Juncker habe in den Verhandlungen seine Kompetenzen überschritten, verlautet aus Deutschland. Denn die Kommission habe eigentlich nur die Aufgabe der Rechtsaufsicht über die Einhaltung der EU-Verträge und Wettbewerbsregeln und könne sich nicht »gleichzeitig immer mehr als Europa-Regierung in Szene setzen.« Schäuble habe »mehrfach klargestellt, dass in dieser Frage (der Kreditbedingungen für Griechenland) nicht die Kommission verhandlungsbefugt ist, sondern die Eurogruppe als Vertreterin der europäischen Kreditgeber«. Folglich, so Schäubles Logik, müsse der EU-Kommission ihre Kernaufgabe entzogen und an eine "unabhängige", rein technokratische Institution nach dem Vorbild des deutschen Bundeskartellamts übertragen werden.

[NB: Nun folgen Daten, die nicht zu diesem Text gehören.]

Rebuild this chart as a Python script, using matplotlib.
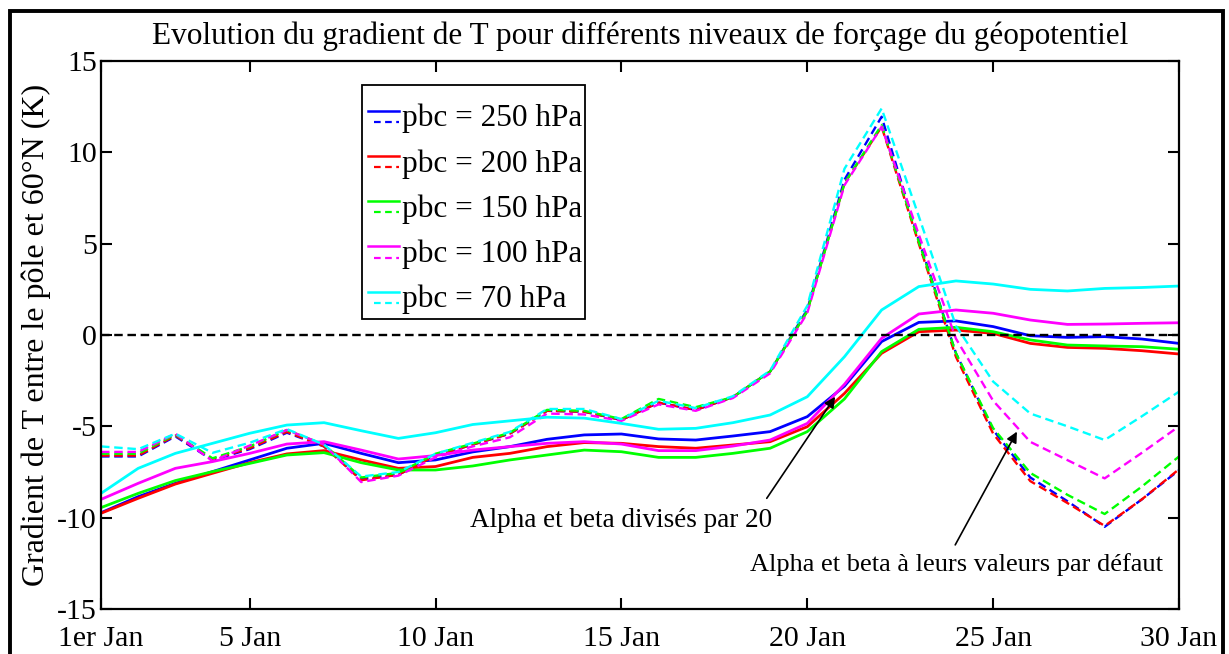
import matplotlib
matplotlib.use("Agg")
import matplotlib.pyplot as plt
from matplotlib.lines import Line2D
from matplotlib.legend_handler import HandlerBase
from matplotlib.patches import Rectangle
import numpy as np

# ---- data: temperature gradient between the pole and 60N (K), daily, January ----
days = list(range(1, 31))
tick_days = [1, 5, 10, 15, 20, 25, 30]
tick_labels = ["1er Jan", "5 Jan", "10 Jan", "15 Jan", "20 Jan", "25 Jan", "30 Jan"]
levels = ["pbc = 250 hPa", "pbc = 200 hPa", "pbc = 150 hPa", "pbc = 100 hPa", "pbc = 70 hPa"]
colors = ["#0000ff", "#ff0000", "#00ff00", "#ff00ff", "#00ffff"]

# default alpha / beta (solid)
solid_250 = [-9.73, -8.85, -8.12, -7.48, -6.84, -6.20, -5.93, -6.48, -6.99, -6.84,
             -6.40, -6.11, -5.71, -5.47, -5.42, -5.69, -5.75, -5.53, -5.29, -4.47,
             -2.80, -0.36, 0.69, 0.77, 0.46, -0.04, -0.13, -0.09, -0.22, -0.46]
solid_200 = [-9.76, -8.94, -8.16, -7.57, -6.99, -6.51, -6.33, -6.84, -7.30, -7.20,
             -6.70, -6.48, -6.11, -5.89, -5.93, -6.11, -6.20, -6.02, -5.84, -5.02,
             -3.20, -1.00, 0.18, 0.27, 0.09, -0.46, -0.68, -0.73, -0.86, -1.04]
solid_150 = [-9.45, -8.67, -7.97, -7.48, -7.03, -6.57, -6.44, -6.99, -7.39, -7.39,
             -7.17, -6.84, -6.57, -6.30, -6.39, -6.70, -6.70, -6.48, -6.20, -5.29,
             -3.50, -0.91, 0.31, 0.42, 0.18, -0.27, -0.55, -0.60, -0.64, -0.78]
solid_100 = [-9.00, -8.12, -7.30, -6.93, -6.48, -5.97, -5.84, -6.30, -6.79, -6.60,
             -6.30, -6.11, -5.93, -5.84, -5.97, -6.33, -6.33, -6.08, -5.75, -4.84,
             -2.70, -0.18, 1.15, 1.37, 1.19, 0.82, 0.58, 0.60, 0.64, 0.67]
solid_70 = [-8.67, -7.30, -6.48, -5.93, -5.38, -4.93, -4.80, -5.24, -5.66, -5.35,
            -4.90, -4.70, -4.50, -4.55, -4.84, -5.16, -5.11, -4.80, -4.38, -3.38,
            -1.19, 1.37, 2.65, 2.96, 2.79, 2.50, 2.41, 2.55, 2.60, 2.68]

# alpha / beta divided by 20 (dashed)
dashed_250 = [-6.65, -6.65, -5.55, -6.85, -6.25, -5.35, -6.10, -7.90, -7.65, -6.60,
              -6.00, -5.40, -4.15, -4.20, -4.65, -3.70, -4.10, -3.40, -2.00, 1.40,
              8.50, 11.95, 5.20, -1.00, -5.20, -7.80, -9.10, -10.50, -9.00, -7.40]
dashed_200 = [-6.60, -6.60, -5.50, -6.80, -6.20, -5.30, -6.10, -7.95, -7.65, -6.60,
              -6.00, -5.40, -4.15, -4.20, -4.65, -3.70, -4.10, -3.40, -2.00, 1.30,
              8.30, 11.40, 5.00, -1.20, -5.40, -8.00, -9.20, -10.45, -9.00, -7.35]
dashed_150 = [-6.50, -6.50, -5.45, -6.75, -6.10, -5.20, -6.00, -7.80, -7.55, -6.50,
              -5.95, -5.35, -4.10, -4.15, -4.60, -3.50, -3.95, -3.40, -2.00, 1.30,
              8.30, 11.50, 5.10, -1.00, -5.10, -7.55, -8.75, -9.80, -8.30, -6.65]
dashed_100 = [-6.40, -6.40, -5.40, -6.90, -6.05, -5.20, -6.00, -8.05, -7.70, -6.70,
              -6.10, -5.60, -4.30, -4.35, -4.70, -3.80, -4.15, -3.45, -2.10, 1.20,
              8.20, 11.40, 5.50, -0.20, -3.60, -5.85, -6.85, -7.85, -6.45, -5.00]
dashed_70 = [-6.10, -6.25, -5.40, -6.45, -5.90, -5.15, -6.00, -7.75, -7.50, -6.50,
             -5.90, -5.30, -4.05, -4.05, -4.60, -3.60, -4.00, -3.35, -1.95, 1.60,
             9.10, 12.40, 6.50, 0.50, -2.55, -4.30, -5.00, -5.75, -4.45, -3.10]

solid = [solid_250, solid_200, solid_150, solid_100, solid_70]
dashed = [dashed_250, dashed_200, dashed_150, dashed_100, dashed_70]

plt.rcParams["font.family"] = ["Liberation Serif", "DejaVu Serif"]
plt.rcParams["axes.unicode_minus"] = False

fig = plt.figure(figsize=(12.29, 6.54), dpi=100)
W, H = 1229, 654
ax = fig.add_axes([101 / W, 1 - 609 / H, (1179 - 101) / W, (609 - 61) / H])

DASH = (0, (3.6, 2.0))
for s, d, c in zip(solid, dashed, colors):
    ax.plot(days, s, color=c, lw=2.0, solid_joinstyle="round")
    ax.plot(days, d, color=c, lw=1.7, linestyle=DASH)

ax.axhline(0, color="black", lw=1.7, linestyle=DASH)

ax.set_xlim(1, 30)
ax.set_ylim(-15, 15)
ax.set_xticks(tick_days)
ax.set_xticklabels(tick_labels)
ax.set_yticks(np.arange(-15, 16, 5))
ax.tick_params(direction="in", length=8, width=1.5, labelsize=21.5,
               top=True, right=True)
ax.tick_params(axis="x", pad=12)
ax.tick_params(axis="y", pad=3)
for sp in ax.spines.values():
    sp.set_linewidth(1.6)

ax.set_title("Evolution du gradient de T pour différents niveaux de forçage du géopotentiel",
             fontsize=22.5, pad=12)
ax.set_ylabel("Gradient de T entre le pôle et 60°N (K)", fontsize=23)
ax.yaxis.set_label_coords(-0.046, 0.5)


class DoubleLine(HandlerBase):
    """Solid line stacked above a dashed line of the same colour."""
    def create_artists(self, legend, orig_handle, xdescent, ydescent,
                       width, height, fontsize, trans):
        c = orig_handle.get_color()
        x0, x1 = -xdescent + 0.08 * fontsize, -xdescent + width
        y_top = 0.50 * fontsize
        y_bot = 0.14 * fontsize
        a = Line2D([x0, x1], [y_top, y_top], color=c, lw=1.8)
        b = Line2D([x0 + 0.2 * fontsize, x1], [y_bot, y_bot], color=c, lw=1.6,
                   linestyle=(0, (3, 2)))
        a.set_transform(trans)
        b.set_transform(trans)
        return [a, b]


proxies = [Line2D([], [], color=c) for c in colors]
leg = ax.legend(proxies, levels, handler_map={Line2D: DoubleLine()},
                loc="upper left", bbox_to_anchor=(0.242, 0.956), borderaxespad=0,
                fontsize=22.5, handlelength=1.1, handleheight=1.45,
                handletextpad=0.08, labelspacing=0.26, borderpad=0.1,
                title=" ", title_fontsize=1,
                fancybox=False, edgecolor="black", framealpha=1)
leg.get_frame().set_linewidth(1.3)

arrow = dict(arrowstyle="-|>", color="black", lw=1.2, mutation_scale=16,
             shrinkA=0, shrinkB=0)
ax.annotate("", xy=(20.75, -3.38), xytext=(18.91, -8.94), arrowprops=arrow)
ax.text(14.99, -10.13, "Alpha et beta divisés par 20", fontsize=19.5,
        ha="center", va="center")
ax.annotate("", xy=(25.64, -5.29), xytext=(23.98, -11.49), arrowprops=arrow)
ax.text(29.57, -12.59, "Alpha et beta à leurs valeurs par défaut", fontsize=19,
        ha="right", va="center")

# outer frame around the whole figure
fig.patches.append(Rectangle((10 / W, -0.05), (1223 - 10) / W, 1.05 - 11 / H,
                             transform=fig.transFigure, fill=False,
                             edgecolor="black", lw=2.8, clip_on=False))

fig.savefig("out.png", dpi=100)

Dass diese Logik hinten und vorne nicht stimmt, weil damit die politischen Widersprüche zwischen der Union als ganzer und der Eurogruppe als Schäubles deutsch beherrschtem Kern-Europa überhaupt nicht berührt, geschweige denn gelöst würden, darauf kommt es dem Machtmenschen nicht an, wenn nur seine Gegner geschwächt werden.

Schäubles Vorstoß zur technokratischen Entmachtung der EU-Spitze zeigt: Im Gegensatz zur linksliberalen Europa-Romantik will die deutsche Regierung nicht "mehr Europa", im Sinne von mehr politischer Integration, Überwindung des "Wettbewerbs" nationaler Egoismen, nicht mehr Demokratie, sondern von all' dem das Gegenteil: mehr Macht für deutsche Vorherrschaft.

Sein übereifriger Hilfssheriff, der niederländische Amtskollege Dijsselbloem hat sofort angekündigt, den turnusmäßigen holländischen Vorsitz im Rat 2016 zu nutzen, um Schäubles Idee zu verwirklichen. Das wäre dann der nächste Sargnagel der EU.